Un autre manifeste sur l’éducation qui rate la cible

2015/09/24 | Par Pierre Dubuc

Dans son édition du 17 septembre dernier, le Journal de Montréal présentait les grandes lignes d’un manifeste produit pour le forum « Un système d’éducation pour le 21e siècle », organisé par le Parti Libéral, le 25 septembre prochain.

 Sous le titre « Donner une nouvelle impulsion à la réussite scolaire », le Manifeste, rédigé par une vingtaine de personnes impliquées dans le réseau de l’éducation, réclame, selon le Journal de Montréal, « plus de pouvoirs pour les écoles ».

Le Manifeste dénonce en effet la trop grande centralisation du « mode actuel de gouvernance » et affirme vouloir « faire de l’école la clé de voûte du système d’éducation ».

Mais nous y avons surtout vu une défense du rôle des commissions scolaires. L’école, rappelle-t-on, « émane » de la commission scolaire qui « seule possède un statut juridique ».

Au-delà du statut juridique, le Manifeste affirme que « le dynamisme de l’école repose largement sur celui de la commission scolaire, sur sa direction et son personnel d’encadrement, qui sont souvent à l’origine d’initiatives stimulantes et prometteuses en regard de la réussite éducative ».

Ce parti-pris en faveur des commissions scolaires est de bonne guerre dans un contexte où leur existence même est toujours l’objet de débats et n’est pas étonnant étant donné la présence parmi ses auteurs d’un grand nombre d’anciens administrateurs de commissions scolaires.

 

Un bon diagnostic…

Les auteurs s’en prennent avec raison à l’approche « top down » du ministère de l’Éducation dans l’imposition sans consultation des tableaux blancs interactifs, de la lutte contre l’intimidation et la violence, etc. mais leur critique la plus mordante est celle de la « ghettoïsation par le haut » du système d’éducation, qui « met à mal le principe même du bien commun ».

Il vaut la peine de citer intégralement le Manifeste sur cette question.

« Au cours des années, la migration des jeunes de familles plus favorisés vers l’école privée, particulièrement importante en milieu urbain, a entraîné une ‘‘ ghettoïsation par le haut’’, amplifiée par la création de programmes particuliers et sélectifs dans le secteur public.
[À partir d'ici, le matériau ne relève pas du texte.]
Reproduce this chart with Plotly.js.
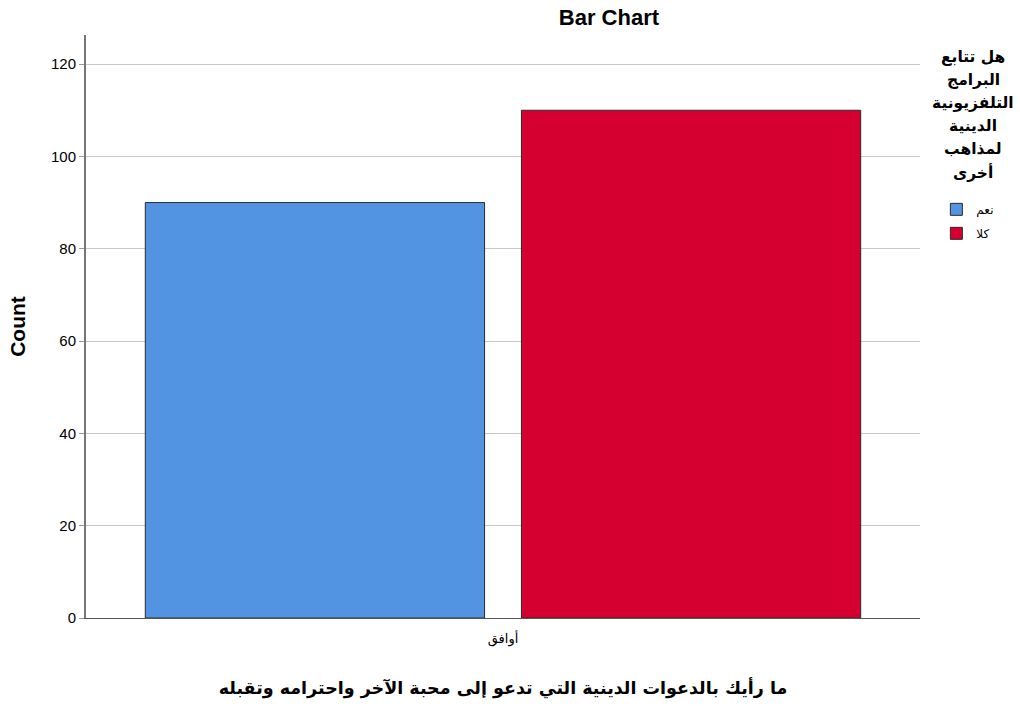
<!DOCTYPE html>
<html>
<head>
<meta charset="utf-8">
<script src="https://cdn.plot.ly/plotly-3.0.1.min.js"></script>
<style>html,body{margin:0;padding:0;background:#fff;}#chart{width:1020px;height:706px;}</style>
</head>
<body>
<div id="chart"></div>
<script>
const categories = ["أوافق"];
const seriesNames = ["نعم", "كلا"];
const seriesValues = [[90], [110]];
const seriesColors = ["#5294E2", "#D5002F"];
const yTicks = [0, 20, 40, 60, 80, 100, 120];
const chartTitle = "Bar Chart";
const xTitle = "ما رأيك بالدعوات الدينية التي تدعو إلى محبة الآخر واحترامه وتقبله";
const yTitle = "Count";
const legendTitleLines = ["هل تتابع", "البرامج", "التلفزيونية", "الدينية", "لمذاهب", "أخرى"];

const FONT = "Liberation Sans, Arial, DejaVu Sans, sans-serif";
const AFONT = "DejaVu Sans, sans-serif";

const traces = seriesNames.map((name, i) => ({
  type: "bar",
  name: name,
  x: categories,
  y: seriesValues[i],
  legendgroup: "g" + i,
  marker: {color: seriesColors[i], line: {color: "#2b2b2b", width: 1}},
  hoverinfo: "none"
}));

// legend-title lines placed in paper coordinates, one line per annotation
const LINE_STEP = 23 / 583;
const titleAnnotations = legendTitleLines.map((line, i) => ({
  text: "<b>" + line + "</b>",
  xref: "paper", yref: "paper",
  x: 1.064, xanchor: "center",
  y: (618 - 57) / 583 - i * LINE_STEP, yanchor: "middle",
  showarrow: false,
  font: {size: 15.5, family: AFONT, color: "#000"}
}));

const layout = {
  width: 1020, height: 706,
  margin: {l: 86, r: 100, t: 35, b: 88},
  paper_bgcolor: "#fff", plot_bgcolor: "#fff",
  font: {family: FONT, color: "#000", size: 12},
  barmode: "group",
  bargap: 0.098,
  bargroupgap: 0.098,
  title: {text: "<b>" + chartTitle + "</b>", x: 0.597, xref: "container", xanchor: "center", y: 0.975, yref: "container", yanchor: "middle", font: {size: 22, family: FONT}},
  xaxis: {
    type: "category",
    showgrid: false,
    showline: true, linecolor: "#555", linewidth: 1,
    ticks: "", ticklabelstandoff: 8, tickfont: {size: 13, family: AFONT},
    title: {text: "<b>" + xTitle + "</b>", font: {size: 17.5, family: AFONT}, standoff: 36},
    fixedrange: true
  },
  yaxis: {
    range: [0, 126.3],
    tickvals: yTicks,
    showgrid: true, gridcolor: "#c8c8c8", gridwidth: 1,
    zeroline: false,
    showline: true, linecolor: "#777", linewidth: 2,
    ticks: "outside", ticklen: 5, tickcolor: "#999",
    tickfont: {size: 15, family: FONT},
    title: {text: "<b>" + yTitle + "</b>", font: {size: 21, family: FONT}, standoff: 20},
    fixedrange: true
  },
  annotations: titleAnnotations,
  showlegend: true,
  legend: {
    xref: "container", yref: "container",
    x: 0.918, xanchor: "left", y: 0.724, yanchor: "top",
    font: {size: 12, family: AFONT},
    traceorder: "grouped",
    tracegroupgap: 5,
    itemwidth: 30,
    bgcolor: "rgba(0,0,0,0)"
  }
};

Plotly.newPlot("chart", traces, layout, {staticPlot: true, displayModeBar: false});
</script>
</body>
</html>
La sélection des élèves n’est pas strictement basée sur la performance scolaire, mais aussi sur la capacité de payer des parents.

« Elle a fait porter une lourde hypothèque sur les écoles publiques où l’on observe une concentration sans précédent d’élèves à risque et des élèves handicapés qui non seulement peinent à réussir, mais alimentent un déficit éducatif structurel. Le principe même de libre choix, tel que vécu actuellement, et la concurrence entre les établissements contribuent à élargir les écarts de réussite en fonction de l’origine sociale et économique, mettant à mal le principe même de bien commun.

« Le Québec n’a pas les moyens, dans le contexte démographique actuel, de soutenir un système qui alimente l’exclusion scolaire et sociale des jeunes. La situation est particulièrement tragique à Montréal, mais elle est préoccupante dans d’autres villes aussi. »

 

mais le vrai remède demeure tabou

On s’attendrait après un tel diagnostic que les auteurs réclament la fin des subventions publiques aux écoles privées. Mais il n’en est rien!

Leur seule proposition à cet égard est que « les établissements privés subventionnés participent à l’effort collectif » concernant les élèves HDAA.

Mais nous savons pertinemment que c’est là un vœu pieux. Les écoles privées sélectionnent les élèves, précisément pour éviter les élèves ayant des difficultés d’apprentissage.

 

L’exemple de l’Ontario

L’omission volontaire des auteurs du Manifeste est d’autant plus grave qu’ils s’inspirent de l’Ontario pour une de leurs propositions les plus originales, soit la mise sur pied d’un Office de la qualité et de la responsabilité en éducation comme en Ontario.

Nous ne voulons pas discuter de la pertinence ou non d’un tel organisme, mais tout simplement rappeler aux auteurs que la caractéristique principale du système scolaire ontarien est qu’aucune subvention publique n’est octroyée aux écoles privées!

Les subventions publiques aux écoles privées demeurent toujours un des principaux tabous au Québec.